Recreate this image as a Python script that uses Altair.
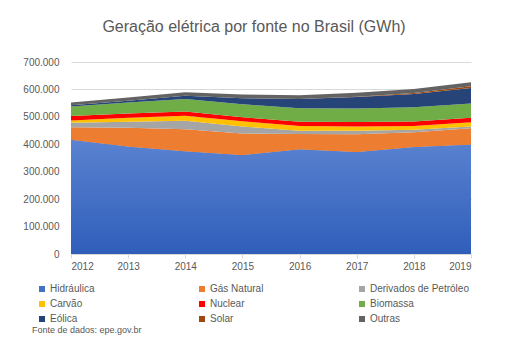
import altair as alt
import pandas as pd

years = [2012, 2013, 2014, 2015, 2016, 2017, 2018, 2019]
sources = ["Hidráulica", "Gás Natural", "Derivados de Petróleo", "Carvão",
           "Nuclear", "Biomassa", "Eólica", "Solar", "Outras"]
colors = ["#4472C4", "#ED7D31", "#A5A5A5", "#FFC000", "#FF0000",
          "#70AD47", "#264478", "#9E480E", "#636363"]

hidraulica = [415342, 390992, 373439, 359743, 380911, 370906, 388971, 397877]
gas_natural = [46760, 69003, 81073, 79490, 56485, 65593, 54622, 60448]
derivados = [16214, 22090, 31529, 25657, 12103, 12458, 9293, 6926]
carvao = [8422, 14801, 18385, 18856, 17001, 16257, 14204, 15327]
nuclear = [16038, 15450, 15378, 14734, 15864, 15739, 15674, 16129]
biomassa = [34662, 39679, 44987, 47394, 49236, 49385, 52267, 52111]
eolica = [5050, 6578, 12210, 21626, 33489, 42373, 48475, 55986]
solar = [0, 0, 16, 59, 85, 832, 3461, 6655]
outras = [10010, 12241, 13150, 13682, 13723, 14039, 14394, 14650]

y_ticks = [0, 100000, 200000, 300000, 400000, 500000, 600000, 700000]

series = [hidraulica, gas_natural, derivados, carvao, nuclear,
          biomassa, eolica, solar, outras]

rows = []
for i, (name, vals) in enumerate(zip(sources, series)):
    for y, v in zip(years, vals):
        rows.append({"ano": y, "fonte": name, "valor": v, "ord": i})
df = pd.DataFrame(rows)

# legend is filled column by column (3 rows): reorder so it reads row by row
n_cols = 3
legend_order = [i for c in range(n_cols) for i in range(c, len(sources), n_cols)]
leg_domain = [sources[i] for i in legend_order]
leg_range = [colors[i] for i in legend_order]

FONT = "Liberation Sans"
GREY = "#595959"

x_scale = alt.Scale(domain=[2012, 2019], nice=False)
y_scale = alt.Scale(domain=[0, 700000], nice=False)
x_axis = alt.Axis(values=years, format="d", title=None, grid=False,
                  domain=True, domainColor="#D9D9D9", ticks=True,
                  tickColor="#D9D9D9", tickSize=4, labelFontSize=10,
                  labelColor=GREY, labelFont=FONT, labelPadding=3)
y_axis = alt.Axis(values=y_ticks,
                  labelExpr="replace(format(datum.value, ','), /,/g, '.')",
                  title=None, domain=False, ticks=False, gridColor="#D9D9D9",
                  labelFontSize=10, labelColor=GREY, labelFont=FONT,
                  labelPadding=12)

areas = alt.Chart(df).mark_area(opacity=1).encode(
    x=alt.X("ano:Q", scale=x_scale, axis=x_axis),
    y=alt.Y("valor:Q", stack="zero", scale=y_scale, axis=y_axis),
    color=alt.Color("fonte:N", scale=alt.Scale(domain=leg_domain, range=leg_range),
                    legend=alt.Legend(orient="none", legendX=-34, legendY=222,
                                      columns=3, gridAlign="all", columnPadding=48,
                                      rowPadding=5, symbolType="square", symbolSize=36,
                                      symbolStrokeWidth=0, labelOffset=3,
                                      labelFontSize=10, labelColor=GREY, labelFont=FONT,
                                      title=None)),
    order=alt.Order("ord:Q", sort="ascending"),
)

# gradient shading of the bottom (hydro) band, as in the original
hydro_grad = alt.Chart(df).transform_filter(
    alt.datum.fonte == "Hidráulica"
).mark_area(
    color=alt.Gradient(gradient="linear",
                       stops=[alt.GradientStop(color="#5A82D0", offset=0),
                              alt.GradientStop(color="#2F5EBA", offset=1)],
                       x1=0, x2=0, y1=0, y2=1)
).encode(x=alt.X("ano:Q", scale=x_scale, axis=x_axis),
         y=alt.Y("valor:Q", stack=None, scale=y_scale, axis=y_axis))

note = alt.Chart(pd.DataFrame({"t": ["Fonte de dados: epe.gov.br"]})).mark_text(
    align="left", baseline="middle", fontSize=9, color=GREY, font=FONT
).encode(text="t:N", x=alt.value(-39), y=alt.value(268))

chart = alt.layer(areas, hydro_grad, note).properties(
    width=400, height=192,
    title=alt.TitleParams("Geração elétrica por fonte no Brasil (GWh)", fontSize=16,
                          font=FONT, color=GREY, fontWeight="normal",
                          anchor="middle", dx=-17, offset=22),
    autosize=alt.AutoSizeParams(type="none"),
    padding={"left": 63, "top": 54, "right": 30, "bottom": 90},
).configure_view(stroke=None)

chart.save("out.html", embed_options={"renderer": "svg", "actions": False})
──────────────────────────────
Transcribe the listing in full and omit the pictures.

Recreate this image as a Python script that uses Altair.
import altair as alt
import pandas as pd

years = [2012, 2013, 2014, 2015, 2016, 2017, 2018, 2019]
sources = ["Hidráulica", "Gás Natural", "Derivados de Petróleo", "Carvão",
           "Nuclear", "Biomassa", "Eólica", "Solar", "Outras"]
colors = ["#4472C4", "#ED7D31", "#A5A5A5", "#FFC000", "#FF0000",
          "#70AD47", "#264478", "#9E480E", "#636363"]

hidraulica = [415342, 390992, 373439, 359743, 380911, 370906, 388971, 397877]
gas_natural = [46760, 69003, 81073, 79490, 56485, 65593, 54622, 60448]
derivados = [16214, 22090, 31529, 25657, 12103, 12458, 9293, 6926]
carvao = [8422, 14801, 18385, 18856, 17001, 16257, 14204, 15327]
nuclear = [16038, 15450, 15378, 14734, 15864, 15739, 15674, 16129]
biomassa = [34662, 39679, 44987, 47394, 49236, 49385, 52267, 52111]
eolica = [5050, 6578, 12210, 21626, 33489, 42373, 48475, 55986]
solar = [0, 0, 16, 59, 85, 832, 3461, 6655]
outras = [10010, 12241, 13150, 13682, 13723, 14039, 14394, 14650]

y_ticks = [0, 100000, 200000, 300000, 400000, 500000, 600000, 700000]

series = [hidraulica, gas_natural, derivados, carvao, nuclear,
          biomassa, eolica, solar, outras]

rows = []
for i, (name, vals) in enumerate(zip(sources, series)):
    for y, v in zip(years, vals):
        rows.append({"ano": y, "fonte": name, "valor": v, "ord": i})
df = pd.DataFrame(rows)

# legend is filled column by column (3 rows): reorder so it reads row by row
n_cols = 3
legend_order = [i for c in range(n_cols) for i in range(c, len(sources), n_cols)]
leg_domain = [sources[i] for i in legend_order]
leg_range = [colors[i] for i in legend_order]

FONT = "Liberation Sans"
GREY = "#595959"

x_scale = alt.Scale(domain=[2012, 2019], nice=False)
y_scale = alt.Scale(domain=[0, 700000], nice=False)
x_axis = alt.Axis(values=years, format="d", title=None, grid=False,
                  domain=True, domainColor="#D9D9D9", ticks=True,
                  tickColor="#D9D9D9", tickSize=4, labelFontSize=10,
                  labelColor=GREY, labelFont=FONT, labelPadding=3)
y_axis = alt.Axis(values=y_ticks,
                  labelExpr="replace(format(datum.value, ','), /,/g, '.')",
                  title=None, domain=False, ticks=False, gridColor="#D9D9D9",
                  labelFontSize=10, labelColor=GREY, labelFont=FONT,
                  labelPadding=12)

areas = alt.Chart(df).mark_area(opacity=1).encode(
    x=alt.X("ano:Q", scale=x_scale, axis=x_axis),
    y=alt.Y("valor:Q", stack="zero", scale=y_scale, axis=y_axis),
    color=alt.Color("fonte:N", scale=alt.Scale(domain=leg_domain, range=leg_range),
                    legend=alt.Legend(orient="none", legendX=-34, legendY=222,
                                      columns=3, gridAlign="all", columnPadding=48,
                                      rowPadding=5, symbolType="square", symbolSize=36,
                                      symbolStrokeWidth=0, labelOffset=3,
                                      labelFontSize=10, labelColor=GREY, labelFont=FONT,
                                      title=None)),
    order=alt.Order("ord:Q", sort="ascending"),
)

# gradient shading of the bottom (hydro) band, as in the original
hydro_grad = alt.Chart(df).transform_filter(
    alt.datum.fonte == "Hidráulica"
).mark_area(
    color=alt.Gradient(gradient="linear",
                       stops=[alt.GradientStop(color="#5A82D0", offset=0),
                              alt.GradientStop(color="#2F5EBA", offset=1)],
                       x1=0, x2=0, y1=0, y2=1)
).encode(x=alt.X("ano:Q", scale=x_scale, axis=x_axis),
         y=alt.Y("valor:Q", stack=None, scale=y_scale, axis=y_axis))

note = alt.Chart(pd.DataFrame({"t": ["Fonte de dados: epe.gov.br"]})).mark_text(
    align="left", baseline="middle", fontSize=9, color=GREY, font=FONT
).encode(text="t:N", x=alt.value(-39), y=alt.value(268))

chart = alt.layer(areas, hydro_grad, note).properties(
    width=400, height=192,
    title=alt.TitleParams("Geração elétrica por fonte no Brasil (GWh)", fontSize=16,
                          font=FONT, color=GREY, fontWeight="normal",
                          anchor="middle", dx=-17, offset=22),
    autosize=alt.AutoSizeParams(type="none"),
    padding={"left": 63, "top": 54, "right": 30, "bottom": 90},
).configure_view(stroke=None)

chart.save("out.html", embed_options={"renderer": "svg", "actions": False})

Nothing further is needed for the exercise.